**Given request**
Copy the lines of the data below exactly, starting at the first and stopping after the line that contains "(avg.east) -- (cout);"; include no pictures.

**Data extract**

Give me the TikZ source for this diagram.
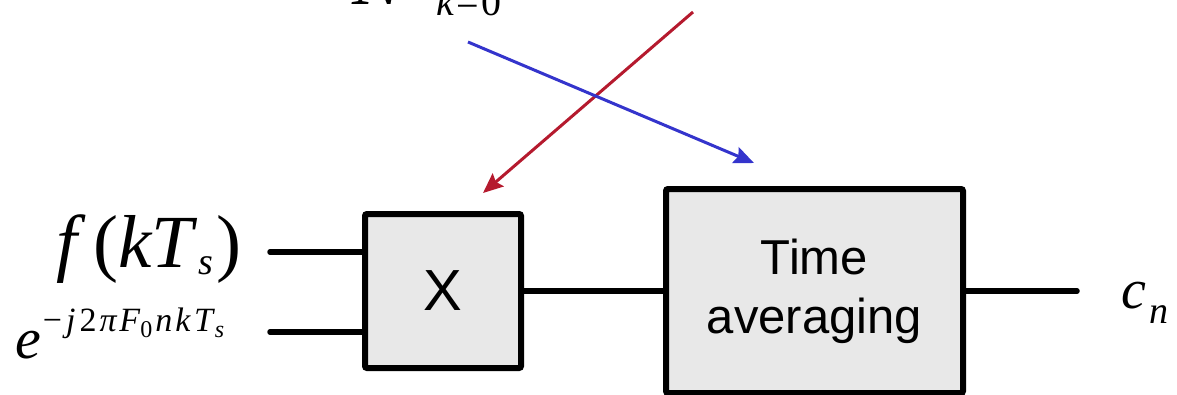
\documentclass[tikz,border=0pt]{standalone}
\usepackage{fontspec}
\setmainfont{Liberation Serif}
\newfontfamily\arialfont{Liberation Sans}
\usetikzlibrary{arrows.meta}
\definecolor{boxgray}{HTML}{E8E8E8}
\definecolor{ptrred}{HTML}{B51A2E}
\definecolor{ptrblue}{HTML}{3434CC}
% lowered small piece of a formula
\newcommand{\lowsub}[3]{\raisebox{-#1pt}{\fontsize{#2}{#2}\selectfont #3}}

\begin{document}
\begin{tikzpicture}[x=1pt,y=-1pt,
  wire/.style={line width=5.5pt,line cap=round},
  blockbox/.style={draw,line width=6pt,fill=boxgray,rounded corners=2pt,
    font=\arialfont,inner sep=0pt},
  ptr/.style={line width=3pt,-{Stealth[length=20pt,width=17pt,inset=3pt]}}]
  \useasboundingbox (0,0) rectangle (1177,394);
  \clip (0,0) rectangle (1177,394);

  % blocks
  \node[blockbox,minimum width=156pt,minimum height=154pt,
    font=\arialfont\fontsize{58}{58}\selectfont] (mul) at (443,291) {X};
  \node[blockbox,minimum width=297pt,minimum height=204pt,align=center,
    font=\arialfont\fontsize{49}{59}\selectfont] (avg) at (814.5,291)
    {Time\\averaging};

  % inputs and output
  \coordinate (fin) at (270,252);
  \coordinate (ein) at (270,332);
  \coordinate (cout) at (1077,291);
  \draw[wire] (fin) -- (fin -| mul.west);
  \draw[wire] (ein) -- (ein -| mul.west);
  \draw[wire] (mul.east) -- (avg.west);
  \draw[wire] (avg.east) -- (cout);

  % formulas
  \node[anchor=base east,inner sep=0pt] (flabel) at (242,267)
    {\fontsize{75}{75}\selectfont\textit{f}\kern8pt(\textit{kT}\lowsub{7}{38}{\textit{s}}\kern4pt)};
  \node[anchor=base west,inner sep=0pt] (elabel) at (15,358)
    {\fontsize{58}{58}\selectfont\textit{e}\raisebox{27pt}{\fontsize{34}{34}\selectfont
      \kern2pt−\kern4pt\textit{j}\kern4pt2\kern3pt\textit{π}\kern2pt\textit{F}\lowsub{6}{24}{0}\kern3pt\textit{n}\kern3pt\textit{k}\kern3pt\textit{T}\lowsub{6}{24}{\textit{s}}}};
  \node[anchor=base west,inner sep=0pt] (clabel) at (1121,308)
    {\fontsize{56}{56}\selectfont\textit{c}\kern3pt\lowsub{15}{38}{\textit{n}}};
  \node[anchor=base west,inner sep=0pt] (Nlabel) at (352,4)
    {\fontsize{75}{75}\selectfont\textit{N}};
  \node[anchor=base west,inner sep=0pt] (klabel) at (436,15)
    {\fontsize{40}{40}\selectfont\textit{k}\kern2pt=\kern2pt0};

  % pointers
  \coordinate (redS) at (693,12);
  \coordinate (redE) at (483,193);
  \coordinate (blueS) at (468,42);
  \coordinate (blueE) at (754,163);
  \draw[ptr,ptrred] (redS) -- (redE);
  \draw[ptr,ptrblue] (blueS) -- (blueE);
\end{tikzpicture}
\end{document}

**Full output**
Give me the TikZ source for this diagram.
\documentclass[tikz,border=0pt]{standalone}
\usepackage{fontspec}
\setmainfont{Liberation Serif}
\newfontfamily\arialfont{Liberation Sans}
\usetikzlibrary{arrows.meta}
\definecolor{boxgray}{HTML}{E8E8E8}
\definecolor{ptrred}{HTML}{B51A2E}
\definecolor{ptrblue}{HTML}{3434CC}
% lowered small piece of a formula
\newcommand{\lowsub}[3]{\raisebox{-#1pt}{\fontsize{#2}{#2}\selectfont #3}}

\begin{document}
\begin{tikzpicture}[x=1pt,y=-1pt,
  wire/.style={line width=5.5pt,line cap=round},
  blockbox/.style={draw,line width=6pt,fill=boxgray,rounded corners=2pt,
    font=\arialfont,inner sep=0pt},
  ptr/.style={line width=3pt,-{Stealth[length=20pt,width=17pt,inset=3pt]}}]
  \useasboundingbox (0,0) rectangle (1177,394);
  \clip (0,0) rectangle (1177,394);

  % blocks
  \node[blockbox,minimum width=156pt,minimum height=154pt,
    font=\arialfont\fontsize{58}{58}\selectfont] (mul) at (443,291) {X};
  \node[blockbox,minimum width=297pt,minimum height=204pt,align=center,
    font=\arialfont\fontsize{49}{59}\selectfont] (avg) at (814.5,291)
    {Time\\averaging};

  % inputs and output
  \coordinate (fin) at (270,252);
  \coordinate (ein) at (270,332);
  \coordinate (cout) at (1077,291);
  \draw[wire] (fin) -- (fin -| mul.west);
  \draw[wire] (ein) -- (ein -| mul.west);
  \draw[wire] (mul.east) -- (avg.west);
  \draw[wire] (avg.east) -- (cout);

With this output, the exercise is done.